The DriveSafe firmware in the mobile unit also gathers vehicle speed data, as was disclosed above. The speed is sampled once per second and the maximum speed over the past minute is determined. A counter in the speed category corresponding to this maximum speed is incremented.

As with all DriveSafe data, it is assumed that over a broad reporting period of time all drivers will encounter similar jobs and driving conditions, and that an average vehicle speed for all driving will be relevant. The data collection algorithm also corrects for missing data due to short GPS dropouts and errors that may occur during satellite constellation changes. Wireless communication fades do not affect the system, as data are retained and reliably sent when the vehicle returns to a better coverage area.

For each category of data, a set of data “bins” is reserved. Each bin includes a count of the occurrences of an acceleration value in a particular range. After the maximum acceleration for a maneuver has been calculated, the count in the bin in which the acceleration falls is incremented.

DriveSafe also considers the effect of the asymmetrical load on truck stability. In the case of drum mix truck, the mixer drum speed affects the truck stability during right turns. Indeed, because of the dynamics of the concrete in the drum, a higher drum speed makes right turns more prone to safety issues. This is factored into the data by applying a bin weighting factor. More specifically, this is factored into the data by incrementing the bin for a higher acceleration than that actually measured. Above a maximum acceptable drum speed, the measured acceleration is increased proportionally to the excess drum speed, causing the driver's right turn to be recorded as having a higher acceleration.

The counts in the acceleration bins are transmitted to the database when the truck's ignition is turned off. This is done automatically using reliable wireless communications without operator intervention and without any manual data gathering procedures. After transmitting the data to the database, the bin counts are cleared.

The overall processing of bin data to determine a vehicle score is shown in the flow chart 320 of FIG. 8. The disclosed above bin weighting procedure is applied to the counts in each bin before further processing is done.

To calculate the standards, the acceleration data on a group of vehicles (fleet) (block 321 of FIG. 8) on each maneuver is collected. The acceleration data includes counts of acceleration values falling within certain ranges named bins. Next, the bin weighting procedure 322 is applied for calculating a mean and standard deviation 324 on a maneuver-by-maneuver basis that is used as a standard. The standards are stored in the database (block 326).

Referring still to FIG. 8, to calculate the maneuver scores, at first the bin data on each maneuver are collected (block 331), whereas the count in each bin is multiplied by the acceleration value of the midpoint of the bin range, and the resulting values for all bins are added together. The bin weighting procedure 332 is applied for each bin within a maneuver, whereas for each maneuver, the weighted mean and standard deviation of the acceleration sums for all vehicles in the fleet are calculated with the weights comprising the number of data points used to calculate the bin sum.
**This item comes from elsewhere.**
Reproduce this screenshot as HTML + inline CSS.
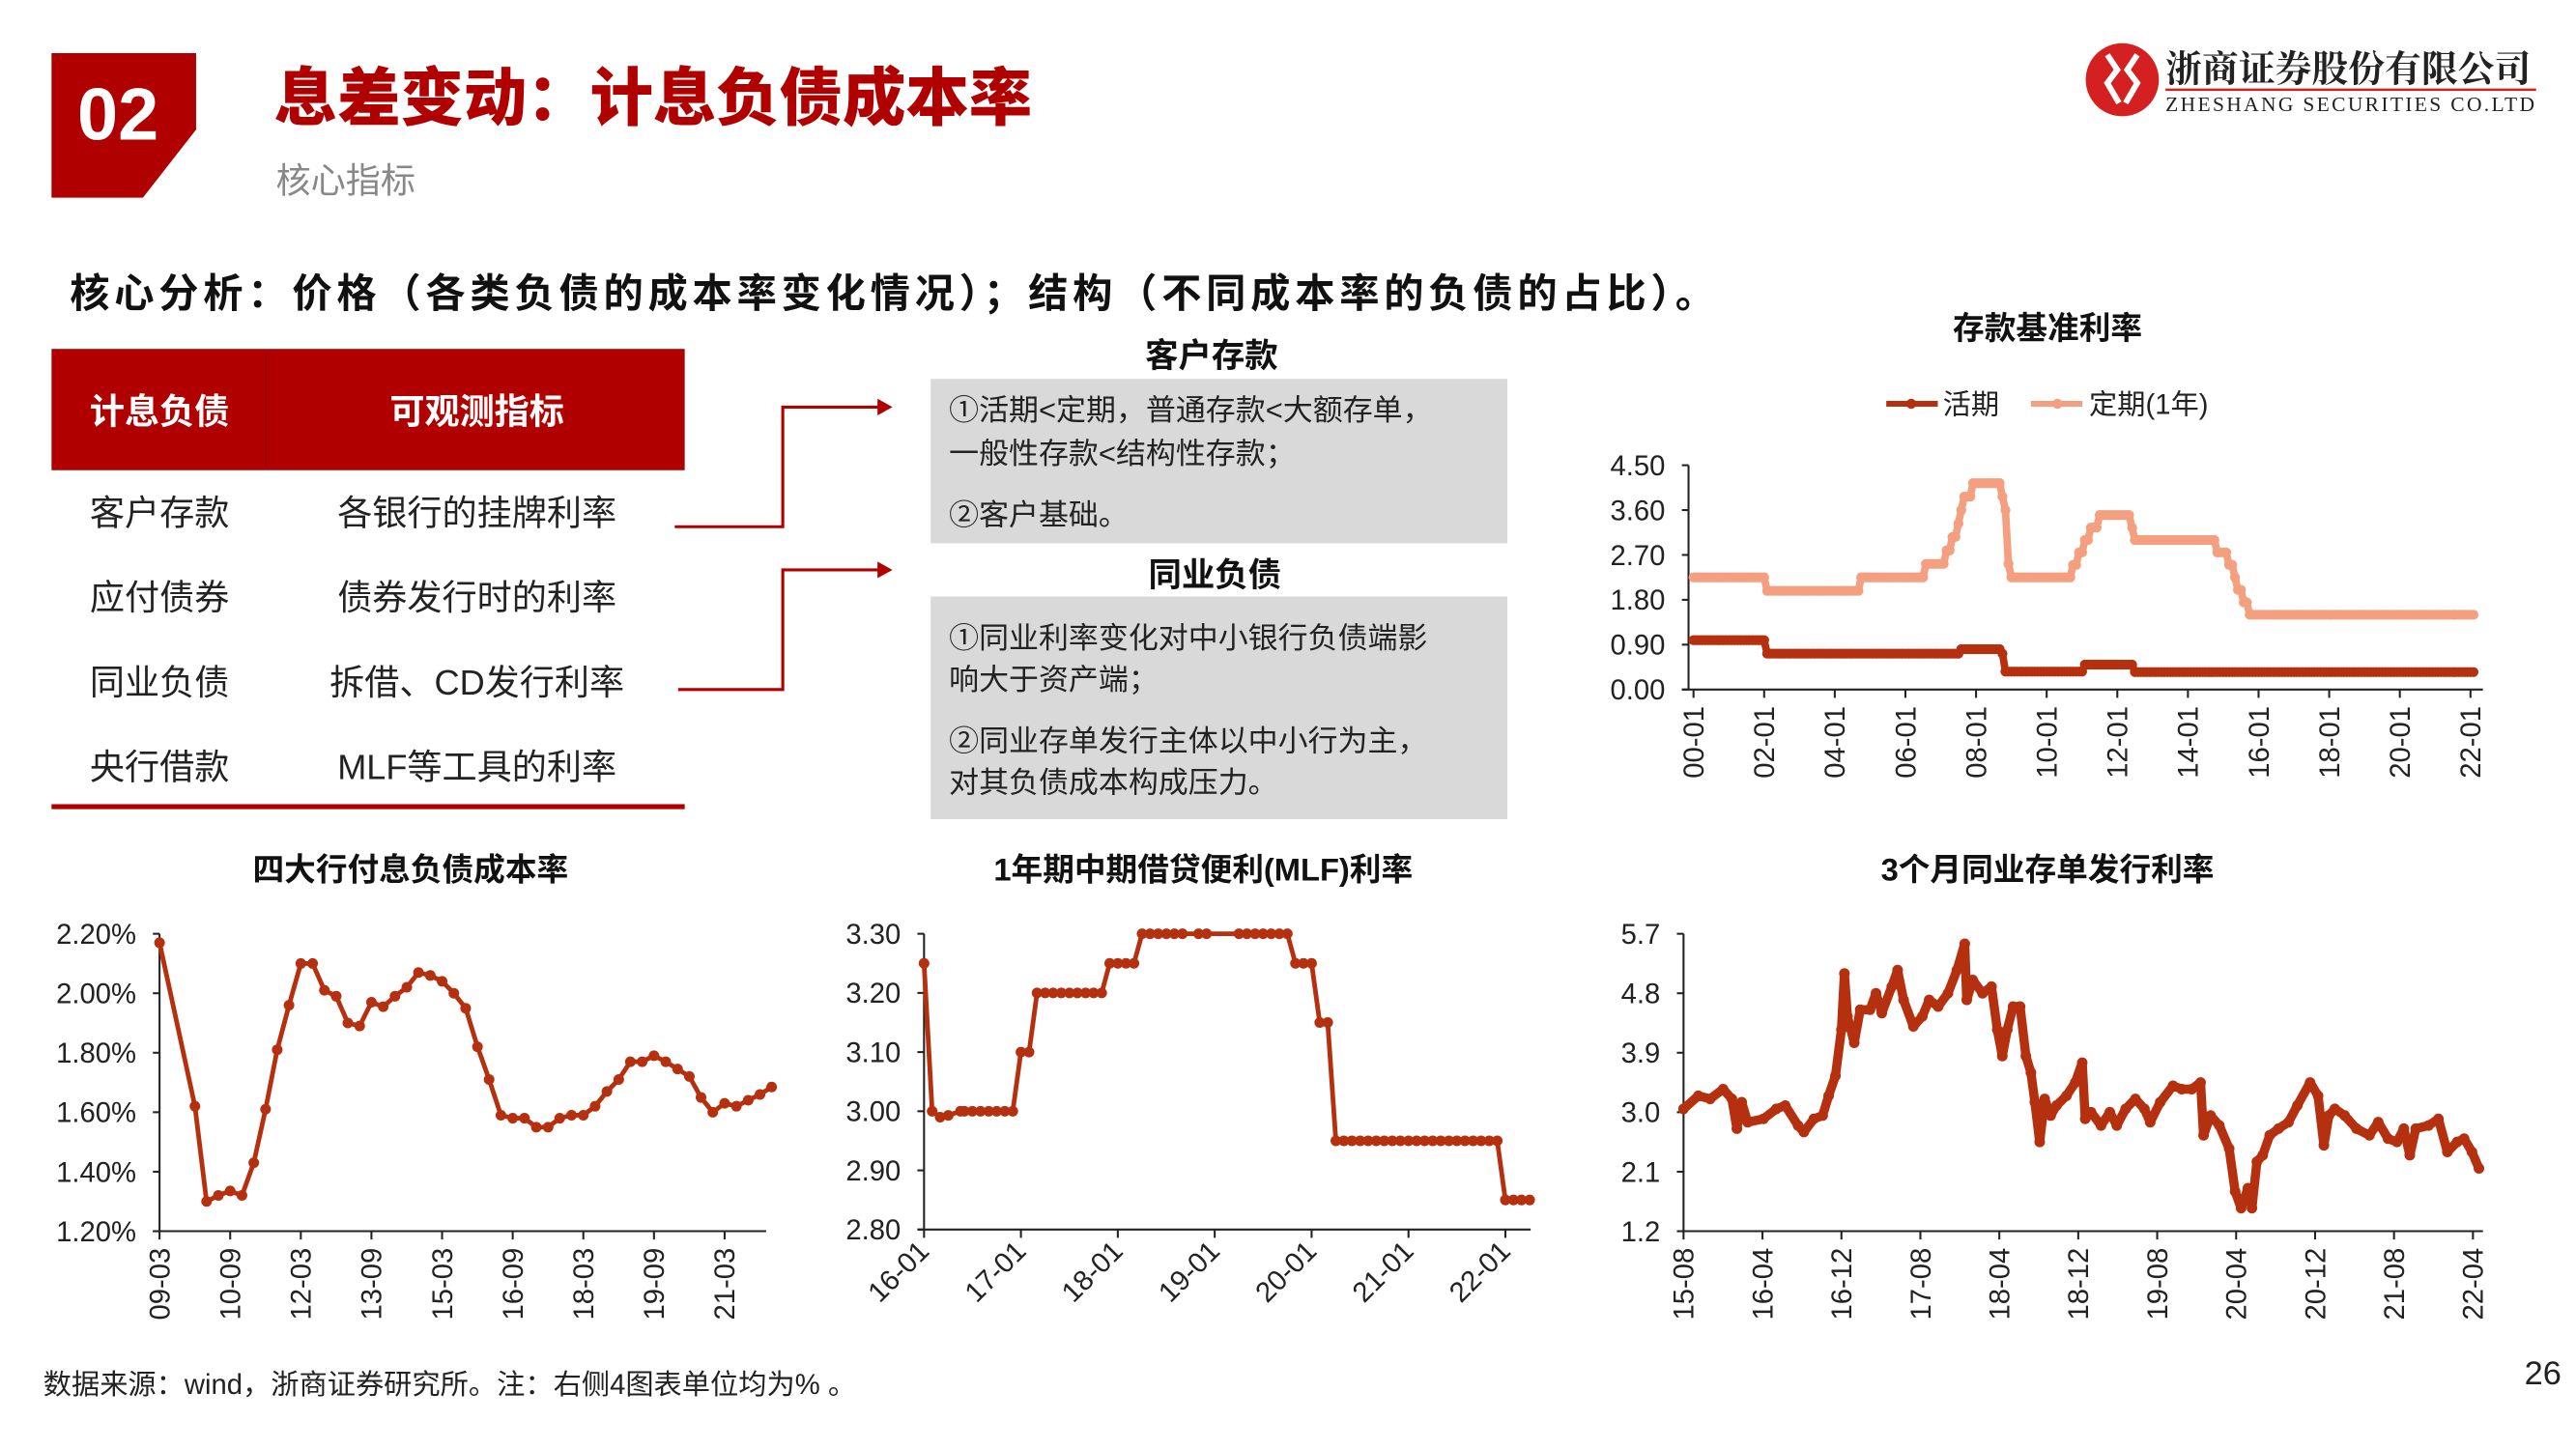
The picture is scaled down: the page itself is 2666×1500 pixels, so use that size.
<!DOCTYPE html>
<html><head><meta charset="utf-8">
<style>
html,body{margin:0;padding:0;background:#fff;}
body{width:2666px;height:1500px;overflow:hidden;}
#wrap{position:absolute;left:0;top:0;width:1550px;height:872.1px;transform:scale(1.72);transform-origin:0 0;font-family:"Liberation Sans","Noto Sans CJK SC",sans-serif;}
</style></head>
<body>
<div id="wrap">
<svg width="1550" height="872" style="position:absolute;left:0;top:0">
  <polygon points="31,32 118,32 118,78 86,119 31,119" fill="#b00000"/>
  <text x="71" y="84" font-family="Liberation Sans" font-weight="bold" font-size="44" fill="#fff" text-anchor="middle">02</text>
  <text x="165" y="72" font-family="Liberation Sans,Noto Sans CJK SC,sans-serif" font-weight="900" font-size="38" fill="#b00000">息差变动：计息负债成本率</text>
  <text x="166" y="116" font-family="Liberation Sans,Noto Sans CJK SC,sans-serif" font-size="21" fill="#888">核心指标</text>
  <g>
    <circle cx="1277" cy="48" r="22" fill="#d42020"/>
    <path d="M1268,33 L1274,42 L1268,50 L1275,62 M1286,33 L1280,42 L1286,50 L1279,62" stroke="#fff" stroke-width="3.5" fill="none"/>
    <text x="1303" y="49" font-family="Noto Serif CJK SC,serif" font-weight="bold" font-size="22" fill="#222">浙商证券股份有限公司</text>
    <line x1="1303" y1="54" x2="1526" y2="54" stroke="#d42020" stroke-width="1.5"/>
    <text x="1303" y="67" font-family="Liberation Serif,serif" font-size="12.5" fill="#222" textLength="222">ZHESHANG SECURITIES CO.LTD</text>
  </g>
  <text x="42" y="185" font-family="Liberation Sans,Noto Sans CJK SC,sans-serif" font-weight="bold" font-size="24" fill="#111" textLength="990">核心分析：价格（各类负债的成本率变化情况）；结构（不同成本率的负债的占比）。</text>
  <g>
    <rect x="31" y="210" width="381" height="73" fill="#b00000"/>
    <line x1="160" y1="212" x2="160" y2="281" stroke="#9a0000" stroke-width="1"/>
    <g font-family="Liberation Sans,Noto Sans CJK SC,sans-serif" font-size="21" text-anchor="middle">
      <text x="96" y="255" fill="#fff" font-weight="bold">计息负债</text>
      <text x="287" y="255" fill="#fff" font-weight="bold">可观测指标</text>
      <text x="96" y="316" fill="#222">客户存款</text><text x="287" y="316" fill="#222">各银行的挂牌利率</text>
      <text x="96" y="367" fill="#222">应付债券</text><text x="287" y="367" fill="#222">债券发行时的利率</text>
      <text x="96" y="418" fill="#222">同业负债</text><text x="287" y="418" fill="#222">拆借、CD发行利率</text>
      <text x="96" y="469" fill="#222">央行借款</text><text x="287" y="469" fill="#222">MLF等工具的利率</text>
    </g>
    <rect x="31" y="484" width="381" height="3" fill="#b00000"/>
  </g>
  <g stroke="#b00000" stroke-width="1.8" fill="none">
    <polyline points="406,317 471,317 471,245 530,245"/>
    <polyline points="408,415 471,415 471,343 530,343"/>
  </g>
  <polygon points="528,240 537,245 528,250" fill="#b00000"/>
  <polygon points="528,338 537,343 528,348" fill="#b00000"/>
  <g font-family="Liberation Sans,Noto Sans CJK SC,sans-serif">
    <text x="729" y="221" font-size="20" font-weight="bold" text-anchor="middle" fill="#111">客户存款</text>
    <rect x="560" y="228" width="347" height="99" fill="#d9d9d9"/>
    <text font-size="18" fill="#222"><tspan x="571" y="253">①活期&lt;定期，普通存款&lt;大额存单，</tspan><tspan x="571" y="279">一般性存款&lt;结构性存款；</tspan><tspan x="571" y="316">②客户基础。</tspan></text>
    <text x="731" y="353" font-size="20" font-weight="bold" text-anchor="middle" fill="#111">同业负债</text>
    <rect x="560" y="359" width="347" height="134" fill="#d9d9d9"/>
    <text font-size="18" fill="#222"><tspan x="571" y="390">①同业利率变化对中小银行负债端影</tspan><tspan x="571" y="415">响大于资产端；</tspan><tspan x="571" y="452">②同业存单发行主体以中小行为主，</tspan><tspan x="571" y="477">对其负债成本构成压力。</tspan></text>
  </g>
  <g id="c1"></g>
  <g id="c2"></g>
  <g id="c3"></g>
  <g id="c4"></g>
  <text x="26" y="839" font-family="Liberation Sans,Noto Sans CJK SC,sans-serif" font-size="17" fill="#222">数据来源：wind，浙商证券研究所。注：右侧4图表单位均为% 。</text>
  <text x="1519" y="833" font-family="Liberation Sans" font-size="20" fill="#222">26</text>
</svg>
</div>
<script>
// ---- chart 1: deposit benchmark rates (step change events, month index from 2000-01)
const c1Ticks=['00-01','02-01','04-01','06-01','08-01','10-01','12-01','14-01','16-01','18-01','20-01','22-01'];
const c1YTicks=['4.50','3.60','2.70','1.80','0.90','0.00'];
const demandEvents=[[0,0.99],[25,0.72],[91,0.81],[105,0.72],[106,0.36],[133,0.50],[150,0.35],[265,0.35]];
const timeEvents=[[0,2.25],[25,1.98],[57,2.25],[79,2.52],[86,2.79],[88,3.06],[90,3.33],[91,3.60],[92,3.87],[95,4.14],[105,3.87],[106,3.60],[107,2.52],[108,2.25],[129,2.50],[131,2.75],[133,3.00],[135,3.25],[138,3.50],[149,3.25],[150,3.00],[178,2.75],[182,2.50],[184,2.25],[185,2.00],[187,1.75],[189,1.50],[265,1.50]];
// ---- chart 2: big four cost rate (quarter index from 2009Q1)
const c2Ticks=['09-03','10-09','12-03','13-09','15-03','16-09','18-03','19-09','21-03'];
const c2YTicks=['2.20%','2.00%','1.80%','1.60%','1.40%','1.20%'];
const c2Q=[0,3,4,5,6,7,8,9,10,11,12,13,14,15,16,17,18,19,20,21,22,23,24,25,26,27,28,29,30,31,32,33,34,35,36,37,38,39,40,41,42,43,44,45,46,47,48,49,50,51,52];
const c2Vals=[2.17,1.62,1.30,1.32,1.335,1.32,1.43,1.61,1.81,1.96,2.10,2.10,2.01,1.99,1.90,1.89,1.97,1.955,1.99,2.02,2.07,2.06,2.04,2.00,1.95,1.82,1.71,1.59,1.58,1.58,1.55,1.55,1.58,1.59,1.59,1.62,1.67,1.71,1.77,1.77,1.79,1.77,1.745,1.72,1.65,1.60,1.63,1.62,1.64,1.66,1.685];
// ---- chart 3: MLF (month index from 2016-01)
const c3Ticks=['16-01','17-01','18-01','19-01','20-01','21-01','22-01'];
const c3YTicks=['3.30','3.20','3.10','3.00','2.90','2.80'];
const c3M=[0,1,2,3,4.5,5,6,7,8,9,10,11,12,13,14,15,16,17,18,19,20,21,22,23,24,25,26,27,28,29,30,31,32,34,35,39,40,41,42,43,44,45,46,47,48,49,50,51,52,53,54,55,56,57,58,59,60,61,62,63,64,65,66,67,68,69,70,71,72,73,74,75];
const c3Vals=[3.25,3.00,2.99,2.993,3.00,3.00,3.00,3.00,3.00,3.00,3.00,3.00,3.10,3.10,3.20,3.20,3.20,3.20,3.20,3.20,3.20,3.20,3.20,3.25,3.25,3.25,3.25,3.30,3.30,3.30,3.30,3.30,3.30,3.30,3.30,3.30,3.30,3.30,3.30,3.30,3.30,3.30,3.25,3.25,3.25,3.15,3.15,2.95,2.95,2.95,2.95,2.95,2.95,2.95,2.95,2.95,2.95,2.95,2.95,2.95,2.95,2.95,2.95,2.95,2.95,2.95,2.95,2.95,2.85,2.85,2.85,2.85];
// ---- chart 4: 3M NCD rate (month index from 2015-08)
const c4Ticks=['15-08','16-04','16-12','17-08','18-04','18-12','19-08','20-04','20-12','21-08','22-04'];
const c4YTicks=['5.7','4.8','3.9','3.0','2.1','1.2'];
const c4M=[0,1.5,2.7,4.0,4.9,5.4,5.9,6.5,8.1,9.4,10.3,11.6,12.2,13.2,14.1,14.7,15.4,16.0,16.3,16.6,17.3,17.9,18.9,19.5,20.1,21.1,21.7,22.3,23.3,24.2,24.9,25.8,26.8,27.7,28.5,28.7,29.3,30.3,31.2,31.8,32.3,32.8,33.4,34.1,34.7,35.2,35.6,36.1,36.6,37.2,37.8,38.8,39.7,40.4,40.7,41.3,42.3,43.2,43.9,44.8,45.8,46.7,47.3,48.3,49.6,50.5,51.5,52.4,52.7,53.4,54.3,55.3,55.9,56.5,57.2,57.6,58.1,58.7,59.4,60.3,61.3,62.2,63.5,64.3,64.9,65.4,66.0,67.0,68.2,69.5,70.4,71.4,72.3,73.0,73.6,74.2,75.5,76.5,77.4,78.4,79.1,79.9,80.6];
const c4Vals=[3.05,3.25,3.2,3.35,3.2,2.75,3.15,2.85,2.9,3.05,3.1,2.8,2.7,2.9,2.95,3.25,3.55,4.25,5.1,4.45,4.05,4.55,4.55,4.8,4.5,4.9,5.15,4.7,4.3,4.45,4.7,4.6,4.8,5.15,5.55,4.7,5.0,4.8,4.9,4.25,3.85,4.25,4.6,4.6,3.85,3.6,3.15,2.55,3.2,2.95,3.1,3.25,3.45,3.75,2.9,3.0,2.8,3.0,2.8,3.05,3.2,3.05,2.85,3.15,3.4,3.35,3.35,3.45,2.65,2.95,2.8,2.45,1.8,1.55,1.85,1.55,2.25,2.35,2.65,2.75,2.85,3.1,3.45,3.25,2.5,2.95,3.05,2.95,2.75,2.65,2.85,2.6,2.55,2.75,2.35,2.75,2.8,2.9,2.4,2.55,2.6,2.4,2.15];

const NS='http://www.w3.org/2000/svg';
function mk(parent,tag,attrs){const e=document.createElementNS(NS,tag);for(const k in attrs)e.setAttribute(k,attrs[k]);parent.appendChild(e);return e;}
const FONT='Liberation Sans,Noto Sans CJK SC,sans-serif';

function axes(g,o){
  const t=mk(g,'text',{x:o.tx,y:o.ty,'font-family':FONT,'font-size':19,'font-weight':'bold','text-anchor':'middle',fill:'#111'});
  t.textContent=o.title;
  
  
  const ya=mk(g,'line',{x1:o.x0,y1:o.y0,x2:o.x0,y2:o.y1,stroke:'#222','stroke-width':1.2});
  
  
  const xa=mk(g,'line',{x1:o.x0-4,y1:o.y1,x2:o.x1,y2:o.y1,stroke:'#222','stroke-width':1.2});
  
  
  const n=o.yTicks.length;
  o.yTicks.forEach((lab,i)=>{
    const y=o.y0+(o.y1-o.y0)*i/(n-1);
    mk(g,'line',{x1:o.x0-4,y1:y,x2:o.x0,y2:y,stroke:'#222','stroke-width':1.2});
    const tt=mk(g,'text',{x:o.x0-14,y:y+6,'font-family':FONT,'font-size':17,'text-anchor':'end',fill:'#222'});
    tt.textContent=lab;
    
    
  });
  o.xTicks.forEach((lab,i)=>{
    const x=o.xPos(i);
    mk(g,'line',{x1:x,y1:o.y1,x2:x,y2:o.y1+5,stroke:'#222','stroke-width':1.2});
    let tt;
    if(o.rot===-90){tt=mk(g,'text',{x:0,y:0,transform:`translate(${x+6},${o.y1+10}) rotate(-90)`,'font-family':FONT,'font-size':17,'text-anchor':'end',fill:'#222'});}
    else{tt=mk(g,'text',{x:0,y:0,transform:`translate(${x+4},${o.y1+14}) rotate(-45)`,'font-family':FONT,'font-size':17,'text-anchor':'end',fill:'#222'});}
    tt.textContent=lab;
    
    
  });
}
function series(g,pts,color,w,r,name){
  const pl=mk(g,'polyline',{points:pts.map(p=>p[0].toFixed(1)+','+p[1].toFixed(1)).join(' '),fill:'none',stroke:color,'stroke-width':w,'stroke-linejoin':'round'});
  
  
  pts.forEach(p=>{
    const c=mk(g,'circle',{cx:p[0].toFixed(1),cy:p[1].toFixed(1),r:r,fill:color});
    
    
  });
}
function expandSteps(ev){const out=[];for(let i=0;i<ev.length-1;i++){for(let m=ev[i][0];m<ev[i+1][0];m++)out.push([m,ev[i][1]]);}out.push(ev[ev.length-1]);return out;}

(function(){
  const g=document.getElementById('c1');
  const X=m=>1019+m*(42.5/24), Y=v=>415-v*30;
  axes(g,{x0:1016,x1:1494,y0:280,y1:415,yTicks:c1YTicks,xTicks:c1Ticks,xPos:i=>X(i*24),rot:-90,title:'存款基准利率',tx:1232,ty:204});
  const lg=mk(g,'g',{});
  
  
  mk(lg,'line',{x1:1135,y1:243,x2:1166,y2:243,stroke:'#b5300f','stroke-width':3.5});
  mk(lg,'circle',{cx:1150,cy:243,r:3,fill:'#b5300f'});
  const t1=mk(lg,'text',{x:1169,y:249,'font-family':FONT,'font-size':17,fill:'#222'});t1.textContent='活期';
  mk(lg,'line',{x1:1222,y1:243,x2:1253,y2:243,stroke:'#f4a080','stroke-width':3.5});
  mk(lg,'circle',{cx:1238,cy:243,r:3,fill:'#f4a080'});
  const t2=mk(lg,'text',{x:1257,y:249,'font-family':FONT,'font-size':17,fill:'#222'});t2.textContent='定期(1年)';
  series(g,expandSteps(timeEvents).map(p=>[X(p[0]),Y(p[1])]),'#f4a080',4.5,3,'time-deposit');
  series(g,expandSteps(demandEvents).map(p=>[X(p[0]),Y(p[1])]),'#b5300f',4.5,3,'demand-deposit');
})();
(function(){
  const g=document.getElementById('c2');
  const X=q=>96+q*(42.5/6), Y=v=>741-(v-1.2)*179;
  axes(g,{x0:96,x1:461,y0:562,y1:741,yTicks:c2YTicks,xTicks:c2Ticks,xPos:i=>X(i*6),rot:-90,title:'四大行付息负债成本率',tx:247,ty:530});
  series(g,c2Q.map((q,i)=>[X(q),Y(c2Vals[i])]),'#b5300f',2.8,3.2,'cost-rate');
})();
(function(){
  const g=document.getElementById('c3');
  const X=m=>556+m*(58.3/12), Y=v=>740-(v-2.8)*356;
  axes(g,{x0:556,x1:921,y0:562,y1:740,yTicks:c3YTicks,xTicks:c3Ticks,xPos:i=>X(i*12),rot:-45,title:'1年期中期借贷便利(MLF)利率',tx:724,ty:530});
  series(g,c3M.map((m,i)=>[X(m),Y(c3Vals[i])]),'#b5300f',2.8,3.2,'mlf');
})();
(function(){
  const g=document.getElementById('c4');
  const X=m=>1013+m*(47.5/8), Y=v=>741-(v-1.2)*(179/4.5);
  axes(g,{x0:1013,x1:1494,y0:562,y1:741,yTicks:c4YTicks,xTicks:c4Ticks,xPos:i=>X(i*8),rot:-90,title:'3个月同业存单发行利率',tx:1232,ty:530});
  series(g,c4M.map((m,i)=>[X(m),Y(c4Vals[i])]),'#b5300f',5.5,3.2,'ncd');
})();
</script>
</body></html>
To calculate the score for each maneuver, for each vehicle for each maneuver, the bin sum is compared (block 334) to the weighted mean and standard deviation for the fleet that are previously calculated in block 326 and downloaded (arrow 327) from the database.

In one embodiment, the scoring process arbitrarily assumes that the fleet mean is a score of 100 and one standard deviation is a score of 10. The individual vehicle score is then calculated by comparing to the fleet statistics. For example, if the fleet mean is 0.20 and the standard deviation is 0.01, a vehicle with a measured acceleration of 0.22 would have a score of 120, and a measurement of 0.19 would be a score of 90. Other methods for generating the actual score may be envisioned, depending upon the desires of the end user and the statistical distribution of the individual vehicle bin sums within the fleet. For example, the mean score might be defined as zero and the variations from the mean might be positive or negative numbers.

The value in each bin is converted from a count to a weighted acceleration. Once the bins are weighted, the accelerations in all bins for that maneuver type are added together to determine a single average acceleration value for that maneuver type for that vehicle for that time period. The number of data points and the weighting are stored and carried along with the average, for analytical and historical documentation purposes.

The calculated scores for each maneuver are stored in the secure database (block 336) and are available to generate a safety report (block 338).

To calculate the composite score, a weighted average of the individual maneuver scores is taken (block 344), with the weights assigned based on the perceived importance of each maneuver in determining the composite (block 342). The composite scores are stored in the secured database (344) and also are available for the safety report (arrow 347).

In one embodiment, the DriveSafe data is stored in Trimble's Televisant database. The database is hosted in a secure data center for a high level of reliability and data access control. Each customer can see only their own vehicles' data, and access to the DriveSafe portion of the database is controlled on a user-by-user basis within the customer's staff.

The deployment of the DriveSafe system is a simple process. The hardware is installed in the vehicle, Trimble configures the hardware over the air, data are collected for at least two weeks, and the Web reports are run. The reports can be accessed either from a standalone Web site for DriveSafe-only customers, or as a Reporting menu option for Trimble's AutoStatus customers.

The foregoing description of specific embodiments of the present invention has been presented for purposes of illustration and description. They are not intended to be exhaustive or to limit the invention to the precise forms disclosed, and obviously many modifications and variations are possible in light of the above teaching. The embodiments were chosen and described in order to best explain the principles of the invention and its practical application, to thereby enable others skilled in the art to best utilize the invention and various embodiments with various modifications as are suited to the particular use contemplated. It is intended that the scope of the invention be defined by the claims appended hereto and their equivalents.